Dessen ungeachtet war die Qualität vor allem des Wettbewerbs in diesem Jahr sehr gut, und Entdeckungen gab es in allen Sektionen zu machen. Virzi setzte zum Einstand auf betont ruhige, introspektive Arbeiten. ­Sean Durkins britischer TV-Vierteiler »Southcliffe« etwa, nach einem Drehbuch von Tony Grisoni (»Red-Riding«-Trilogie), erzählt von Bewohnern eines nordenglischen Fischerdorfs, die an den emotionalen Nachwirkungen eines Amoklaufs zu zerbrechen drohen.
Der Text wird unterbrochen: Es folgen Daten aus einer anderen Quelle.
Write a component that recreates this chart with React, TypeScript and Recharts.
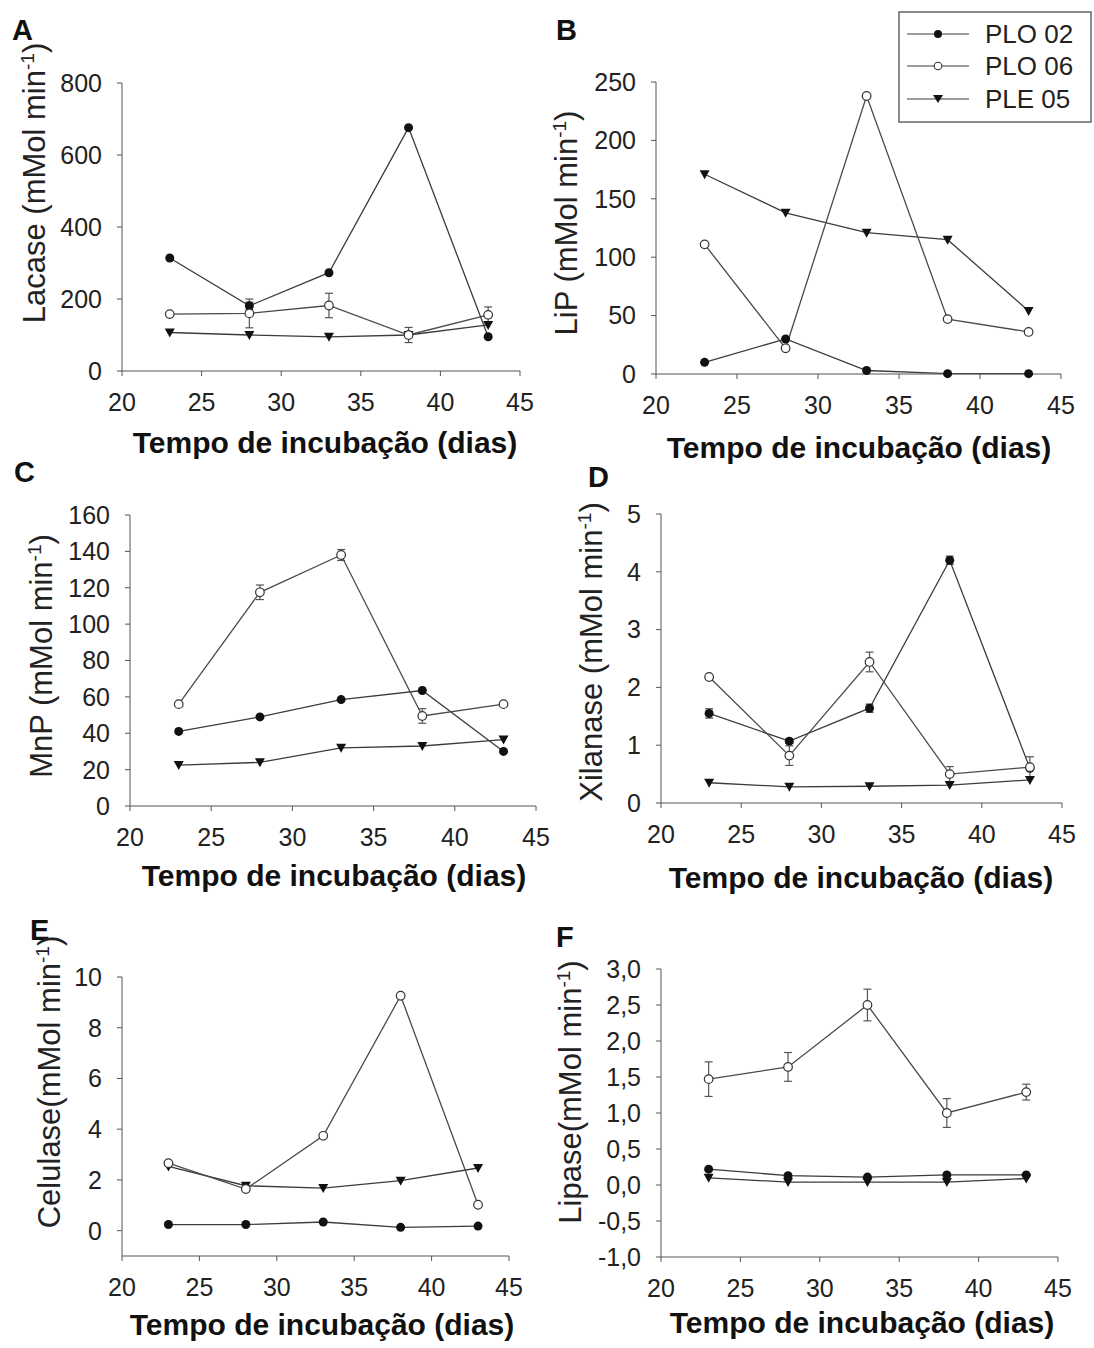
import React from "react";
import { LineChart, Line, XAxis, YAxis, ErrorBar } from "recharts";

const days = [23, 28, 33, 38, 43];
const xTicks = [20, 25, 30, 35, 40, 45];
const seriesNames = ["PLO 02", "PLO 06", "PLE 05"];
const xTitle = "Tempo de incubação (dias)";

// A - Lacase
const lacasePLO02 = [314, 181, 273, 676, 95];
const lacasePLO06 = [158, 160, 182, 100, 156];
const lacasePLE05 = [107, 100, 95, 100, 128];
const lacaseErr02 = [null, 10, null, null, null];
const lacaseErr06 = [null, 40, 34, 21, 22];

// B - LiP
const lipPLO02 = [10, 30, 3, 0.3, 0.3];
const lipPLO06 = [111, 22, 238, 47, 36];
const lipPLE05 = [171, 138, 121, 115, 54];

// C - MnP
const mnpPLO02 = [41, 49, 58.5, 63.5, 30];
const mnpPLO06 = [56, 117.5, 138, 49.5, 56];
const mnpPLE05 = [22.5, 24, 32, 33, 36.5];
const mnpErr06 = [null, 4, 3, 4, null];

// D - Xilanase
const xilPLO02 = [1.55, 1.07, 1.64, 4.2, 0.6];
const xilPLO06 = [2.18, 0.82, 2.44, 0.5, 0.62];
const xilPLE05 = [0.35, 0.28, 0.29, 0.31, 0.4];
const xilErr02 = [0.08, 0.04, 0.07, 0.07, null];
const xilErr06 = [null, 0.17, 0.17, 0.13, 0.18];

// E - Celulase
const celPLO02 = [0.24, 0.24, 0.34, 0.13, 0.18];
const celPLO06 = [2.66, 1.64, 3.74, 9.26, 1.02];
const celPLE05 = [2.53, 1.77, 1.68, 1.97, 2.47];

// F - Lipase
const lipasePLO02 = [0.22, 0.13, 0.11, 0.14, 0.14];
const lipasePLO06 = [1.47, 1.64, 2.5, 1.0, 1.29];
const lipasePLE05 = [0.1, 0.04, 0.04, 0.04, 0.09];
const lipaseErr06 = [0.24, 0.2, 0.22, 0.2, 0.11];

const yTicksA = [0, 200, 400, 600, 800];
const yTicksB = [0, 50, 100, 150, 200, 250];
const yTicksC = [0, 20, 40, 60, 80, 100, 120, 140, 160];
const yTicksD = [0, 1, 2, 3, 4, 5];
const yTicksE = [0, 2, 4, 6, 8, 10];
const yTicksF = [-1, -0.5, 0, 0.5, 1, 1.5, 2, 2.5, 3];

const FONT = "'Liberation Sans', Arial, sans-serif";
const LINE = "#3c3c3c";
const AXIS = "#555";

const table = (p02: number[], p06: number[], p05: number[], e02?: (number | null)[], e06?: (number | null)[]) =>
  days.map((d, i) => ({
    day: d,
    p02: p02[i],
    p06: p06[i],
    p05: p05[i],
    e02: e02 ? e02[i] : null,
    e06: e06 ? e06[i] : null,
  }));

const FilledDot = (p: any) => <circle key={`f${p.index}`} cx={p.cx} cy={p.cy} r={4.5} fill="#111" />;
const OpenDot = (p: any) => (
  <circle key={`o${p.index}`} cx={p.cx} cy={p.cy} r={4.3} fill="#fff" stroke="#333" strokeWidth={1.2} />
);
const TriDot = (p: any) => (
  <path key={`t${p.index}`} d={`M${p.cx - 5},${p.cy - 4}L${p.cx + 5},${p.cy - 4}L${p.cx},${p.cy + 5}Z`} fill="#111" />
);

const YTitle = ({ px, py, main }: any) => (
  <text
    x={px}
    y={py}
    transform={`rotate(-90 ${px} ${py})`}
    textAnchor="middle"
    fontSize={31}
    fontFamily={FONT}
    fill="#222"
  >
    {main}
    <tspan dy={-11} fontSize={19}>-1</tspan>
    <tspan dy={11}>)</tspan>
  </text>
);

const XTitle = ({ px, py }: any) => (
  <text x={px} y={py} textAnchor="middle" fontSize={30} fontWeight="bold" fontFamily={FONT} fill="#111">
    {xTitle}
  </text>
);

const YW = 125;
const MT = 60;
const MR = 30;
const XH = 100;

interface PanelProps {
  data: any[];
  x0: number;
  x1: number;
  yTop: number;
  yBot: number;
  domain: [number, number];
  ticks: number[];
  fmt?: (v: number) => string;
  yLabel: string;
  yLabelX: number;
  yLabelY: number;
  titleX: number;
  titleY: number;
  letter: string;
  letterX: number;
  letterY: number;
  err02?: boolean;
  err06?: boolean;
}

const Panel = (p: PanelProps) => {
  const left = p.x0 - YW;
  const top = p.yTop - MT;
  const width = YW + (p.x1 - p.x0) + MR;
  const height = MT + (p.yBot - p.yTop) + XH;
  const tick = { fill: "#222", fontSize: 25, fontFamily: FONT };
  return (
    <>
      <div
        style={{
          position: "absolute",
          left: p.letterX,
          top: p.letterY - 27,
          fontFamily: FONT,
          fontWeight: "bold",
          fontSize: 29,
          lineHeight: "29px",
          color: "#111",
        }}
      >
        {p.letter}
      </div>
      <div style={{ position: "absolute", left, top }}>
        <LineChart width={width} height={height} data={p.data} margin={{ top: MT, right: MR, left: 0, bottom: 0 }}>
          <XAxis
            dataKey="day"
            type="number"
            domain={[20, 45]}
            ticks={xTicks}
            height={XH}
            tick={tick}
            tickSize={5}
            tickMargin={17}
            stroke={AXIS}
            label={<XTitle px={p.titleX - left} py={p.titleY - top} />}
          />
          <YAxis
            type="number"
            domain={p.domain}
            ticks={p.ticks}
            width={YW}
            tick={tick}
            tickSize={5}
            tickMargin={15}
            stroke={AXIS}
            tickFormatter={p.fmt}
            label={<YTitle px={p.yLabelX - left} py={p.yLabelY - top} main={p.yLabel} />}
          />
          <Line dataKey="p02" name={seriesNames[0]} stroke={LINE} strokeWidth={1.3} dot={FilledDot} activeDot={false} isAnimationActive={false}>
            {p.err02 && <ErrorBar dataKey="e02" width={4} stroke="#444" strokeWidth={1.2} direction="y" />}
          </Line>
          <Line dataKey="p05" name={seriesNames[2]} stroke={LINE} strokeWidth={1.3} dot={TriDot} activeDot={false} isAnimationActive={false} />
          <Line dataKey="p06" name={seriesNames[1]} stroke="#4a4a4a" strokeWidth={1.3} dot={OpenDot} activeDot={false} isAnimationActive={false}>
            {p.err06 && <ErrorBar dataKey="e06" width={4} stroke="#555" strokeWidth={1.2} direction="y" />}
          </Line>
        </LineChart>
      </div>
    </>
  );
};

const LegendBox = () => {
  const rows = [23, 55, 88];
  const dots = [
    (y: number) => <circle cx={40} cy={y} r={4} fill="#111" />,
    (y: number) => <circle cx={40} cy={y} r={3.8} fill="#fff" stroke="#333" strokeWidth={1.1} />,
    (y: number) => <path d={`M35,${y - 4}L45,${y - 4}L40,${y + 4}Z`} fill="#111" />,
  ];
  return (
    <svg style={{ position: "absolute", left: 898, top: 11 }} width={194} height={112}>
      <rect x={1} y={1} width={192} height={110} fill="#fff" stroke="#666" strokeWidth={1.5} />
      {seriesNames.map((n, i) => (
        <g key={n}>
          <line x1={9} x2={71} y1={rows[i]} y2={rows[i]} stroke={LINE} strokeWidth={1.2} />
          {dots[i](rows[i])}
          <text x={87} y={rows[i] + 9} fontSize={26} fontFamily={FONT} fill="#222">
            {n}
          </text>
        </g>
      ))}
    </svg>
  );
};

const comma = (v: number) => v.toFixed(1).replace(".", ",");

export default function App() {
  return (
    <div style={{ position: "absolute", left: 0, top: 0, width: 1094, height: 1348, background: "#fff" }}>
      <Panel
        data={table(lacasePLO02, lacasePLO06, lacasePLE05, lacaseErr02, lacaseErr06)}
        x0={122} x1={520} yTop={83} yBot={371}
        domain={[0, 800]} ticks={yTicksA}
        yLabel="Lacase (mMol min" yLabelX={45} yLabelY={183}
        titleX={325} titleY={453}
        letter="A" letterX={12} letterY={43}
        err02 err06
      />
      <Panel
        data={table(lipPLO02, lipPLO06, lipPLE05)}
        x0={656} x1={1061} yTop={82} yBot={374}
        domain={[0, 250]} ticks={yTicksB}
        yLabel="LiP (mMol min" yLabelX={577} yLabelY={223}
        titleX={859} titleY={458}
        letter="B" letterX={556} letterY={43}
      />
      <Panel
        data={table(mnpPLO02, mnpPLO06, mnpPLE05, undefined, mnpErr06)}
        x0={130} x1={536} yTop={515} yBot={806}
        domain={[0, 160]} ticks={yTicksC}
        yLabel="MnP (mMol min" yLabelX={52} yLabelY={656}
        titleX={334} titleY={886}
        letter="C" letterX={14} letterY={485}
        err06
      />
      <Panel
        data={table(xilPLO02, xilPLO06, xilPLE05, xilErr02, xilErr06)}
        x0={661} x1={1062} yTop={514} yBot={803}
        domain={[0, 5]} ticks={yTicksD}
        yLabel="Xilanase (mMol min" yLabelX={602} yLabelY={652}
        titleX={861} titleY={888}
        letter="D" letterX={588} letterY={490}
        err02 err06
      />
      <Panel
        data={table(celPLO02, celPLO06, celPLE05)}
        x0={122} x1={509} yTop={977} yBot={1256}
        domain={[-1, 10]} ticks={yTicksE}
        yLabel="Celulase(mMol min" yLabelX={60} yLabelY={1082}
        titleX={322} titleY={1335}
        letter="E" letterX={30} letterY={943}
      />
      <Panel
        data={table(lipasePLO02, lipasePLO06, lipasePLE05, undefined, lipaseErr06)}
        x0={661} x1={1058} yTop={969} yBot={1257}
        domain={[-1, 3]} ticks={yTicksF} fmt={comma}
        yLabel="Lipase(mMol min" yLabelX={581} yLabelY={1092}
        titleX={862} titleY={1333}
        letter="F" letterX={556} letterY={950}
        err06
      />
      <LegendBox />
    </div>
  );
}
Durkin arbeitet wie in seinem Kinodebüt Martha Marcy May Marlene mit präzisen Beobachtungen scheinbar alltäglicher Handlungen und sorgt mit kleinsten Details für das bestimmte Gefühl, dass für diese Menschen kaum je wieder etwas »alltäglich« sein wird.
 
Betont antidramatisch und dabei hochsensibel auch der Low-Budget-Spielfilm This Is Martin Bonner über einen Mittfünfziger, der sein bisheriges Leben aufgibt, um als Sozialarbeiter nochmal neu anzufangen. Auf der Handlungsebene passiert nichts, was sich in spannende Worte fassen lässt: Man beobachtet Bonner vor allem bei bürokratischen Verrichtungen oder im Gespräch mit einem entlassenen Strafgefangenen, dem er bei der gesellschaftlichen Wiedereingliederung hilft. Aber allein wie der großartige Hauptdarsteller Paul Eenhoorn die gelassene Zufriedenheit eines Mannes nachfühlbar macht, der noch einmal eine persönliche Bestimmung gefunden hat, ist zutiefst berührend.
 
Erzählungen über existentielle Situationen und persönliche Neuanfänge zogen sich wie ein roter Faden durch alle Sektionen des Festivals. Die beiden großen Siegerfilme des Spielfilmwettbewerbs handelten von Jungen, die auf sehr unterschiedliche Weise versuchen, sich von ihren alleinerziehenden Müttern zu emanzipieren: In der bittersüßen venezuelanischen Milieustudie Pelo Malo, ausgezeichnet für Drehbuch und Hauptdarstellerin, wird der Traum eines kleinen Jungen, durch die Glättung seiner gelockten Haare wie ein Popstar auszusehen, zu einer unaufdringlichen Metapher für das soziale Gefälle des Landes. Die mexikanische Coming-of-Age-Geschichte Club Sandwich, zu recht als »Bester Film« prämiert, inszeniert die Abnabelung eines schüchternen 16-jährigen Mamasöhnchens als feingliedriges Kammerspiel. An der Oberfläche passiert auch in diesem Film fast nichts, und doch ist ganz klar, dass die Welt der beiden Hauptfiguren sich gerade für immer verändert. Wie sich da im Gesicht der kumpelhaften Mutter die Erkenntnis spiegelt, dass ihr Sohn nun in eine andere Lebensphase gleitet, während der Sohn und seine Freundin ungeduldig auf das Alleinsein hinfiebern, und wie sich diese Anspannung in einem Kuss auflöst, der tiefe Zuneigung und zugleich Abschied signalisiert, gehörte zu den großen, zeitlosen Kinomomenten dieses Festivaljahrgangs. Wer denkt da noch an Weltpremieren?